__Aim of the task__. Reproduce the listing below verbatim.

__Available data__.
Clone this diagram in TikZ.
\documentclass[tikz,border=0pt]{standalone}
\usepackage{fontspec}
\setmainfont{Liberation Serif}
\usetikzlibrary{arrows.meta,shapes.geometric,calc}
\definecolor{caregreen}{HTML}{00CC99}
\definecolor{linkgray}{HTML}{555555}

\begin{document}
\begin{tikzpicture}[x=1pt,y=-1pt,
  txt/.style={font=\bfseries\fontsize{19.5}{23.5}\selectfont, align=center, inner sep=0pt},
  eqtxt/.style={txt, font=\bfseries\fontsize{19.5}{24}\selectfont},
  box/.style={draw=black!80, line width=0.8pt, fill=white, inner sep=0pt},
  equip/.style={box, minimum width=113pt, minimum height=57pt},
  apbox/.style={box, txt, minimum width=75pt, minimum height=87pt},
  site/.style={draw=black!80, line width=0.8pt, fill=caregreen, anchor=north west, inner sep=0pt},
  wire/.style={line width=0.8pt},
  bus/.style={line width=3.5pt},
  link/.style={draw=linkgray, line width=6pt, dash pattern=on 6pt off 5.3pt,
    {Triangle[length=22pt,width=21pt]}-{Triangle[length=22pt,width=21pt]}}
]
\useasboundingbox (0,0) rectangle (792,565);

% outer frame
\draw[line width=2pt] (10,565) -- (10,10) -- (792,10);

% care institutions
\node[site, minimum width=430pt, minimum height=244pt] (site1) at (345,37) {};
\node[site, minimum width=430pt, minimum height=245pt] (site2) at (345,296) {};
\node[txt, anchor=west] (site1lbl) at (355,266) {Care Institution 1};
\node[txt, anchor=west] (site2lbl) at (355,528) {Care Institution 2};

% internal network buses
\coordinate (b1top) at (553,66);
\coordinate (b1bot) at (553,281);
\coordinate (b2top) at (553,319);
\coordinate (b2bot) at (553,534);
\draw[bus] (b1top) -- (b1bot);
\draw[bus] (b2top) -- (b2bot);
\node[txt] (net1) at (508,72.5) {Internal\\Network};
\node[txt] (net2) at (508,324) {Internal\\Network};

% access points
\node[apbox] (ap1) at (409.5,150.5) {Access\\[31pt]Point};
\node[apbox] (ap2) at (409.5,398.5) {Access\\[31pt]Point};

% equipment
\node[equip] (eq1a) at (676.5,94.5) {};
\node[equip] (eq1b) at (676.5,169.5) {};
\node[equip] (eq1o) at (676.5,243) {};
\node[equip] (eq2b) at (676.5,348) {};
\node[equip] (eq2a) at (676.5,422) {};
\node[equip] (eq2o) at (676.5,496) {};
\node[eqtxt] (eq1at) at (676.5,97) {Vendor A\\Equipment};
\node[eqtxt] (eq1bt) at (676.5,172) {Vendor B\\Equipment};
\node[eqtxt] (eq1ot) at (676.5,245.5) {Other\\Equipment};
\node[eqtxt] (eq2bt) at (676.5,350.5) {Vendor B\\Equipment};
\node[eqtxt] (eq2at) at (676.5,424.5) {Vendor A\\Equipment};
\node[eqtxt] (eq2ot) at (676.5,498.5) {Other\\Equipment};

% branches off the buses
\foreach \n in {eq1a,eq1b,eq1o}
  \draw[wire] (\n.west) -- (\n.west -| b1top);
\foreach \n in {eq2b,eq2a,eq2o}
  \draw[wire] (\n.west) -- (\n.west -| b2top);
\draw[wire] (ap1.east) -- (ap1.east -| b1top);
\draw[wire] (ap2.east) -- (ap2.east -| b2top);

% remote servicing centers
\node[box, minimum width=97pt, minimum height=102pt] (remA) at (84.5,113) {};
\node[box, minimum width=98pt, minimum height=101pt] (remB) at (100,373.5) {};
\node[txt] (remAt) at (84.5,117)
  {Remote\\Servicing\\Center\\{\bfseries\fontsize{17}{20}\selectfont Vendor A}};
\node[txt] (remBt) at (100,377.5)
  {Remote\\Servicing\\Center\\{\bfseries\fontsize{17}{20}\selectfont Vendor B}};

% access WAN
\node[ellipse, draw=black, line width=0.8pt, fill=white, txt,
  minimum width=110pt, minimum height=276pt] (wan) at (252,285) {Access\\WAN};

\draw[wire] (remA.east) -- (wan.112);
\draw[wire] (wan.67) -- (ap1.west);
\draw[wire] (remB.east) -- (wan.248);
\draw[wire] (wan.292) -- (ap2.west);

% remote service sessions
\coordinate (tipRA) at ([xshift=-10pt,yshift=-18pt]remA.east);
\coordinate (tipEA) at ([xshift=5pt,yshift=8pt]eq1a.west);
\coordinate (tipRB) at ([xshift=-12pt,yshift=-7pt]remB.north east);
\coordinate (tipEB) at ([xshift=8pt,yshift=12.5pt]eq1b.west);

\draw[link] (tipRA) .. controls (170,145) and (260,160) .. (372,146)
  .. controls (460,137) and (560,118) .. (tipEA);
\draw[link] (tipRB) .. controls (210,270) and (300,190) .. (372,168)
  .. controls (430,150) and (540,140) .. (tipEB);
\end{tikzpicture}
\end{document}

__Task output__.
Clone this diagram in TikZ.
\documentclass[tikz,border=0pt]{standalone}
\usepackage{fontspec}
\setmainfont{Liberation Serif}
\usetikzlibrary{arrows.meta,shapes.geometric,calc}
\definecolor{caregreen}{HTML}{00CC99}
\definecolor{linkgray}{HTML}{555555}

\begin{document}
\begin{tikzpicture}[x=1pt,y=-1pt,
  txt/.style={font=\bfseries\fontsize{19.5}{23.5}\selectfont, align=center, inner sep=0pt},
  eqtxt/.style={txt, font=\bfseries\fontsize{19.5}{24}\selectfont},
  box/.style={draw=black!80, line width=0.8pt, fill=white, inner sep=0pt},
  equip/.style={box, minimum width=113pt, minimum height=57pt},
  apbox/.style={box, txt, minimum width=75pt, minimum height=87pt},
  site/.style={draw=black!80, line width=0.8pt, fill=caregreen, anchor=north west, inner sep=0pt},
  wire/.style={line width=0.8pt},
  bus/.style={line width=3.5pt},
  link/.style={draw=linkgray, line width=6pt, dash pattern=on 6pt off 5.3pt,
    {Triangle[length=22pt,width=21pt]}-{Triangle[length=22pt,width=21pt]}}
]
\useasboundingbox (0,0) rectangle (792,565);

% outer frame
\draw[line width=2pt] (10,565) -- (10,10) -- (792,10);

% care institutions
\node[site, minimum width=430pt, minimum height=244pt] (site1) at (345,37) {};
\node[site, minimum width=430pt, minimum height=245pt] (site2) at (345,296) {};
\node[txt, anchor=west] (site1lbl) at (355,266) {Care Institution 1};
\node[txt, anchor=west] (site2lbl) at (355,528) {Care Institution 2};

% internal network buses
\coordinate (b1top) at (553,66);
\coordinate (b1bot) at (553,281);
\coordinate (b2top) at (553,319);
\coordinate (b2bot) at (553,534);
\draw[bus] (b1top) -- (b1bot);
\draw[bus] (b2top) -- (b2bot);
\node[txt] (net1) at (508,72.5) {Internal\\Network};
\node[txt] (net2) at (508,324) {Internal\\Network};

% access points
\node[apbox] (ap1) at (409.5,150.5) {Access\\[31pt]Point};
\node[apbox] (ap2) at (409.5,398.5) {Access\\[31pt]Point};

% equipment
\node[equip] (eq1a) at (676.5,94.5) {};
\node[equip] (eq1b) at (676.5,169.5) {};
\node[equip] (eq1o) at (676.5,243) {};
\node[equip] (eq2b) at (676.5,348) {};
\node[equip] (eq2a) at (676.5,422) {};
\node[equip] (eq2o) at (676.5,496) {};
\node[eqtxt] (eq1at) at (676.5,97) {Vendor A\\Equipment};
\node[eqtxt] (eq1bt) at (676.5,172) {Vendor B\\Equipment};
\node[eqtxt] (eq1ot) at (676.5,245.5) {Other\\Equipment};
\node[eqtxt] (eq2bt) at (676.5,350.5) {Vendor B\\Equipment};
\node[eqtxt] (eq2at) at (676.5,424.5) {Vendor A\\Equipment};
\node[eqtxt] (eq2ot) at (676.5,498.5) {Other\\Equipment};

% branches off the buses
\foreach \n in {eq1a,eq1b,eq1o}
  \draw[wire] (\n.west) -- (\n.west -| b1top);
\foreach \n in {eq2b,eq2a,eq2o}
  \draw[wire] (\n.west) -- (\n.west -| b2top);
\draw[wire] (ap1.east) -- (ap1.east -| b1top);
\draw[wire] (ap2.east) -- (ap2.east -| b2top);

% remote servicing centers
\node[box, minimum width=97pt, minimum height=102pt] (remA) at (84.5,113) {};
\node[box, minimum width=98pt, minimum height=101pt] (remB) at (100,373.5) {};
\node[txt] (remAt) at (84.5,117)
  {Remote\\Servicing\\Center\\{\bfseries\fontsize{17}{20}\selectfont Vendor A}};
\node[txt] (remBt) at (100,377.5)
  {Remote\\Servicing\\Center\\{\bfseries\fontsize{17}{20}\selectfont Vendor B}};

% access WAN
\node[ellipse, draw=black, line width=0.8pt, fill=white, txt,
  minimum width=110pt, minimum height=276pt] (wan) at (252,285) {Access\\WAN};

\draw[wire] (remA.east) -- (wan.112);
\draw[wire] (wan.67) -- (ap1.west);
\draw[wire] (remB.east) -- (wan.248);
\draw[wire] (wan.292) -- (ap2.west);

% remote service sessions
\coordinate (tipRA) at ([xshift=-10pt,yshift=-18pt]remA.east);
\coordinate (tipEA) at ([xshift=5pt,yshift=8pt]eq1a.west);
\coordinate (tipRB) at ([xshift=-12pt,yshift=-7pt]remB.north east);
\coordinate (tipEB) at ([xshift=8pt,yshift=12.5pt]eq1b.west);

\draw[link] (tipRA) .. controls (170,145) and (260,160) .. (372,146)
  .. controls (460,137) and (560,118) .. (tipEA);
\draw[link] (tipRB) .. controls (210,270) and (300,190) .. (372,168)
  .. controls (430,150) and (540,140) .. (tipEB);
\end{tikzpicture}
\end{document}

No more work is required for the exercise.